Additionally, each type has a list of CONTEXTS it is compatible with and some optional configuration parameters that may limit the occurrence of this type to only one or only one per variation (e.g. each combination of a keyword with one variable is considered to be a variation).

Also, there are options to hide suggestions until they match what's currently typed (e.g. to prevent always suggestion sub-queries or OPTIONALs in each and every line where they may occur).

The following options are taken for a COMPLEXTYPE:

Attribute Type Required Content
name string yes name of the construct/suggestion (for reference)
definition regex yes a regex that matches this exact suggestion (and all of its variants)
suggestions callback/list yes a list of suggestions or a callback function that returns this list (see below)
availableInContext list yes a list of w3names of contexts in which this suggestion might occur
onlyOnce boolean no true if this suggestion (and all of its variants) might only occur once in a context
onlyOncePerVariation boolean no true if this suggestion might only occur once in a context (but variants are allowed)
requiresEmptyLine boolean no true if this suggestion should require a new line in order to be shown
suggestOnlyWhenMatch boolean no true if this suggestion should only be shown when it partially matches the user's input

As mentioned above a complex type has suggestions (either given as a list or as a callback function).
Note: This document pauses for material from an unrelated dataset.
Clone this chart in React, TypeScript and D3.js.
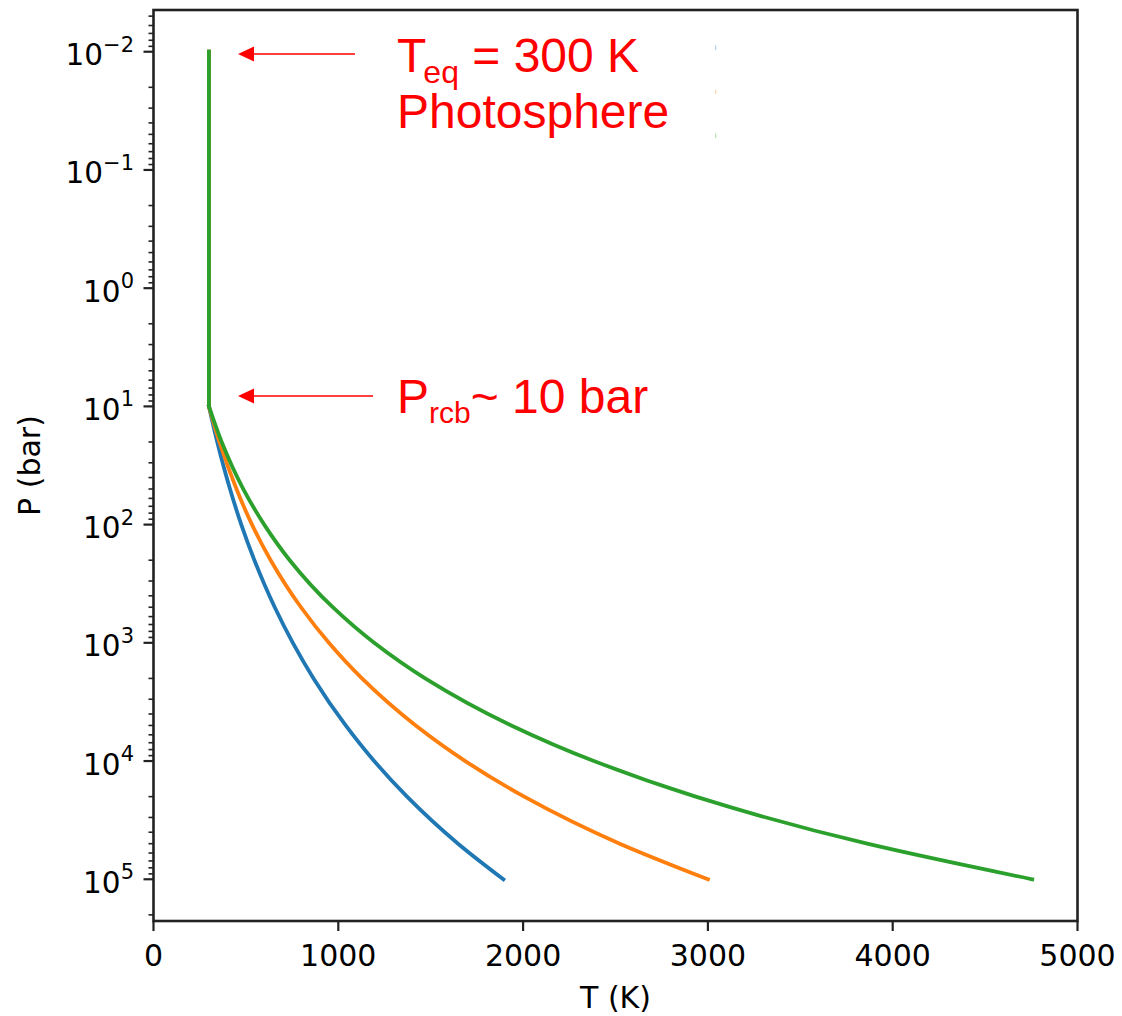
import React from "react";
import * as d3 from "d3";

// Pressure levels (bar) along the convective part
const pressures = [10, 20, 50, 100, 200, 500, 1000, 2000, 5000, 10000, 20000, 50000, 100000];
// Temperatures (K) at those pressures
const blueT = [300, 345, 414, 475, 546, 656, 754, 866, 1040, 1194, 1372, 1648, 1893];
const orangeT = [300, 357, 449, 533, 634, 798, 949, 1128, 1419, 1687, 2006, 2523, 3000];
const greenT = [300, 369, 486, 599, 737, 970, 1194, 1470, 1936, 2383, 2934, 3862, 4755];
// Isothermal (radiative) part
const isoP = [0.01, 10];
const isoT = [300, 300];

const seriesNames = ["blue", "orange", "green"];
const seriesTemps = [blueT, orangeT, greenT];
const seriesColors = ["#1f77b4", "#ff7f0e", "#2ca02c"];

const xTicks = [0, 1000, 2000, 3000, 4000, 5000];
const yExps = [-2, -1, 0, 1, 2, 3, 4, 5];

const W = 1122;
const H = 1016;
const L = 153.5, R = 1077.5, T = 10, B = 921;

export default function App() {
  const x = d3.scaleLinear().domain([0, 5000]).range([L, R]);
  const y = d3.scaleLog().domain([Math.pow(10, -2.353), Math.pow(10, 5.353)]).range([T, B]);

  const lineIso = d3
    .line<[number, number]>()
    .x((d) => x(d[0]))
    .y((d) => y(d[1]));
  const lineAd = d3
    .line<[number, number]>()
    .x((d) => x(d[0]))
    .y((d) => y(d[1]))
    .curve(d3.curveMonotoneY);

  const [d0, d1] = y.domain();
  const minor: number[] = [];
  for (let n = -3; n <= 5; n++) {
    for (let k = 2; k <= 9; k++) {
      const v = k * Math.pow(10, n);
      if (v >= d0 && v <= d1) minor.push(v);
    }
  }

  const minus = "\u2212";
  const tickFont = "'DejaVu Sans', sans-serif";
  const annFont = "'Liberation Sans', Arial, sans-serif";

  return (
    <svg
      width={W}
      height={H}
      style={{ position: "absolute", left: 0, top: 0, background: "#fff" }}
    >
      <rect x={0} y={0} width={W} height={H} fill="#fff" />

      {/* curves */}
      {seriesTemps.map((temps, i) => {
        const iso: [number, number][] = isoT.map((t, j) => [t, isoP[j]]);
        const ad: [number, number][] = temps.map((t, j) => [t, pressures[j]]);
        return (
          <g key={seriesNames[i]} fill="none" stroke={seriesColors[i]} strokeWidth={3.8} strokeLinecap="square">
            <path d={lineIso(iso) || ""} />
            <path d={lineAd(ad) || ""} />
          </g>
        );
      })}

      {/* faint legend remnants */}
      {seriesColors.map((c, i) => (
        <line key={c} x1={715.7} x2={715.7} y1={45.5 + i * 44} y2={50 + i * 44} stroke={c} strokeOpacity={0.35} strokeWidth={1.2} />
      ))}

      {/* spines */}
      <rect x={L} y={T} width={R - L} height={B - T} fill="none" stroke="#222" strokeWidth={2.6} />

      {/* x ticks */}
      {xTicks.map((v) => (
        <g key={v}>
          <line x1={x(v)} x2={x(v)} y1={B} y2={B + 10} stroke="#222" strokeWidth={2.2} />
          <text x={x(v)} y={966} textAnchor="middle" fontFamily={tickFont} fontSize={30} fill="#000">
            {v}
          </text>
        </g>
      ))}

      {/* y minor ticks */}
      {minor.map((v) => (
        <line key={v} x1={L - 5} x2={L} y1={y(v)} y2={y(v)} stroke="#222" strokeWidth={1.6} />
      ))}

      {/* y major ticks */}
      {yExps.map((e) => {
        const v = Math.pow(10, e);
        return (
          <g key={e}>
            <line x1={L - 10} x2={L} y1={y(v)} y2={y(v)} stroke="#222" strokeWidth={2.2} />
            <text x={134} y={y(v) + 13.5} textAnchor="end" fontFamily={tickFont} fontSize={29.5} fill="#000">
              10
              <tspan dy={-13.5} fontSize={21}>
                {e < 0 ? minus + Math.abs(e) : String(e)}
              </tspan>
            </text>
          </g>
        );
      })}

      {/* axis labels */}
      <text x={(L + R) / 2} y={1008} textAnchor="middle" fontFamily={tickFont} fontSize={30} fill="#000">
        T (K)
      </text>
      <text
        transform={`translate(40,${(T + B) / 2}) rotate(-90)`}
        textAnchor="middle"
        fontFamily={tickFont}
        fontSize={30}
        fill="#000"
      >
        P (bar)
      </text>

      {/* annotations */}
      <line x1={355} y1={54} x2={254} y2={54} stroke="#ff0000" strokeWidth={1.4} />
      <path d="M238,54 L254,46.5 L254,61.5 Z" fill="#ff0000" />
      <line x1={373} y1={396} x2={254} y2={396} stroke="#ff0000" strokeWidth={1.4} />
      <path d="M238,396 L254,388.5 L254,403.5 Z" fill="#ff0000" />

      <text x={397} y={72} fontFamily={annFont} fontSize={48} fill="#ff0000">
        T
        <tspan dx={-3} dy={11} fontSize={32}>eq</tspan>
        <tspan dy={-11} fontSize={48}> = 300 K</tspan>
      </text>
      <text x={397} y={128} fontFamily={annFont} fontSize={48} fill="#ff0000">
        Photosphere
      </text>
      <text x={397} y={413} fontFamily={annFont} fontSize={48} fill="#ff0000">
        P
        <tspan dy={10} fontSize={30}>rcb</tspan>
        <tspan dy={-10} fontSize={48}>~ 10 bar</tspan>
      </text>
    </svg>
  );
}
Given this definition, all possible combinations and variations of a suggestion are generated. We use lists of lists to build all possible combinations.

For example the following definition

function getVariables(){
    return ['?a','?b','?c']
}

let suggestions = [['ORDER BY ', ['ASC(', 'DESC('], getVariables(), ')\n']]

should lead to this list of suggestions:

let suggestions = [
    'ORDER BY ASC(?a)\n',
    'ORDER BY DESC(?a)\n',
    'ORDER BY ASC(?b)\n',
    'ORDER BY DESC(?b)\n',
    'ORDER BY ASC(?c)\n',
    'ORDER BY DESC(?c)\n',
]

The suggestions-callback should always return all available combinations that are valid without limiting any further. In the following already typed letters and the COMPLEXTYPES options mentioned above will be used to limit the list but this logic is intentionally separated from the generation of suggestions.

The programmable API of CodeMirror allows adding a callback on their suggestion feature that is called once 'hints' (suggestions as we call them) are requested by the user/editor. This is where QLever UI hooks its logic for collecting the possible suggestions.

CodeMirror.registerHelper("hint", "sparql", function (editor, callback, options) {}

For triples, the "dynamicSuggestions" method is called that gathers the entities that are relevant based on the actual backend settings - more on the dynamic auto-completions can be found in the next chapter.

As new types/contexts will be available in QLever one can easily extend them according to the definition. For un-nested types adding the COMPLEXTYPES is sufficient. If there are other complex types that may occur within brackets or at any other position within the type itself one needs to add a context for the "inside" of this complex type and add COMPLEXTYPES that are allowed within the context.